Arts & Culture | Live Music

The International Flamenco Day in Cádiz

Last updated on 2025-11-19

El dia de flamenco

Local Celebrations on 16 November

Every year on 16 November, Cádiz finds itself humming with a different kind of energy. It’s not louder or more chaotic than usual — this is a province that lives with music in its bloodstream — but there’s a sense of attention in the air. El Día Internacional del Flamenco isn’t a grand parade or an over-produced spectacle. It feels more like Cádiz looking at its own reflection and recognising something essential.

El Día Internacional del Flamenco se celebra el 16 de noviembre todos los años

What surprises many first-time visitors is how fluid the celebrations are. There’s no single centrepoint. Instead, small moments unfold across the province. In Cádiz city, the peñas open their doors a little wider than usual. You might walk past Peña La Perla and hear a guitarist warming up in a back room, the notes drifting into Calle Jesús de la Sentencia. And if you linger long enough, someone will eventually wave you in with the kind of understated warmth you only find in Andalusia.

Jerez takes the day in its own direction. Late-morning workshops gather locals and curious travellers in cultural centres near Plaza Belén. They’re not polished events; someone might stop mid-demonstration to correct a hand movement or explain why a particular compás lands the way it does. The real charm lies in those unscripted moments, when a cantaores’ voice suddenly fills the room and everyone forgets they were supposed to be “learning” something.
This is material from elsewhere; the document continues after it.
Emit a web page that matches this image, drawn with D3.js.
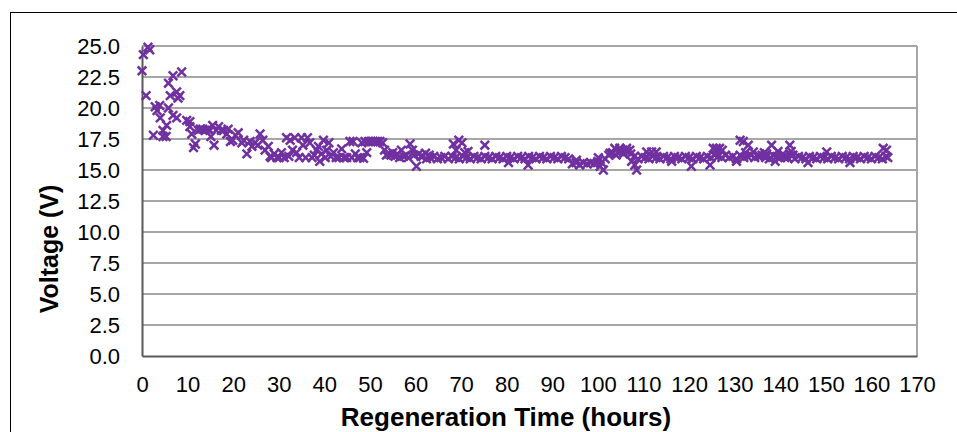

San Fernando tends to focus on La Isla’s deep Camarón connection. Around the Museo Camarón, short performances pop up throughout the day. They’re brief — ten, maybe fifteen minutes — but they carry a kind of quiet intensity. A few locals always gather at the edges, offering nods of approval when a singer pushes into that raw, gritty register the area is known for.

And then there’s the coastal rhythm of Rota and Chipiona. Their celebrations are modest, centred around municipal theatres and youth music schools. In Rota’s Auditorio Felipe Benítez, the evening might bring a local dance troupe mixing traditional palos with contemporary steps. Chipiona leans more towards family-friendly events; guitar students taking their first stage steps, or short talks about the Cádiz style that shaped so many artists along this stretch of coast.

What stands out, wherever you go, is the sense that the day isn’t about nostalgia. It’s about continuity. Flamenco here isn’t treated as a museum display but as something that still changes shape in the hands of each generation. You can walk out of a performance into the salty November air and hear a teenager practising footwork on a pavement, tapping out rhythms they’ll carry forward in ways no one can predict.

And that’s the beauty of 16 November in Cádiz: a day rooted in history, but lived firmly in the present.